One of Georgia’s more widely applicable non-mandatory deviations, especially in divorce matters, is the Alimony deviation. This deviation, which is found on Schedule E, line 7 of Georgia’s Child Support Worksheet is applicable under the following circumstances:
“Actual payments of alimony shall not be considered as a deduction from gross income but may be considered as a deviation from the presumptive amount of child support. If the court or the jury considers the actual payment of alimony, the court shall make a written finding of such consideration or the jury, in its special interrogatory, shall make a written finding of such consideration as a basis for deviation from the presumptive amount of child support.“
O.C.G.A. § 19-6-15(i)(2)(G).
What the above quoted statute means practically is if either parent is obligated to pay alimony, the payment of alimony does not reduce that parent’s gross income for the purposes of calculating child support, but the payment of alimony may be considered as a deviation from the presumptive child support amount. Essentially, in the case of a non-custodial parent, his or her child support obligation may be reduced by virtue of also paying alimony, but the reduction will come in the form of a child support deviation, not a direct reduction in the gross income amount that parent should include on the worksheet.

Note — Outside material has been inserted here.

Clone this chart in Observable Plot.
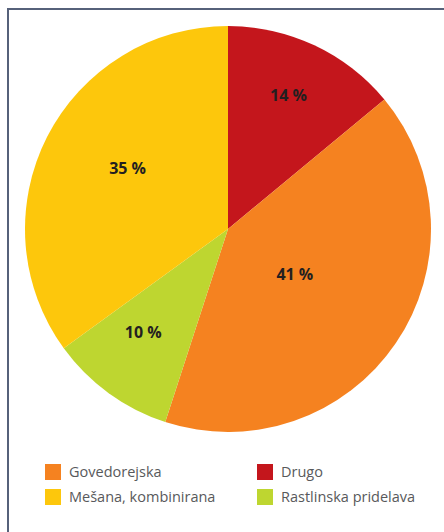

As is exemplified in the child support worksheet except below, to take advantage of the Alimony deviation, the parent obligated to pay alimony should insert the requested deviation amount in the applicable field. If a downward deviation is sought, this amount should be entered as a negative number. If an upward deviation is sought, this amount should be entered as a positive number. Using the graphic below as an example:
Mother is the non-custodial parent who is also obligated to pay alimony to Father. The presumptive child support amount based on both parent’s incomes is $1227 per month, and the alimony awarded to Father is $500 per month. Mother requests a downward deviation in the amount of $500. If approved by the presiding court, this deviation would result in a final child support amount of $726 per month.
As with all of the other allowable non-mandatory deviations in Georgia, it is important to note that the Alimony deviation is discretionary. This means that the presiding court may adjust the amount of the requested deviation or refuse to allow the deviation altogether if the court finds that the requested deviation would not serve the best interest of the child or children involved in the action. If the court wishes to adjust the deviation amount, the adjusted amount will be placed in the columns labeled “Court or Jury Allowable Devotions.”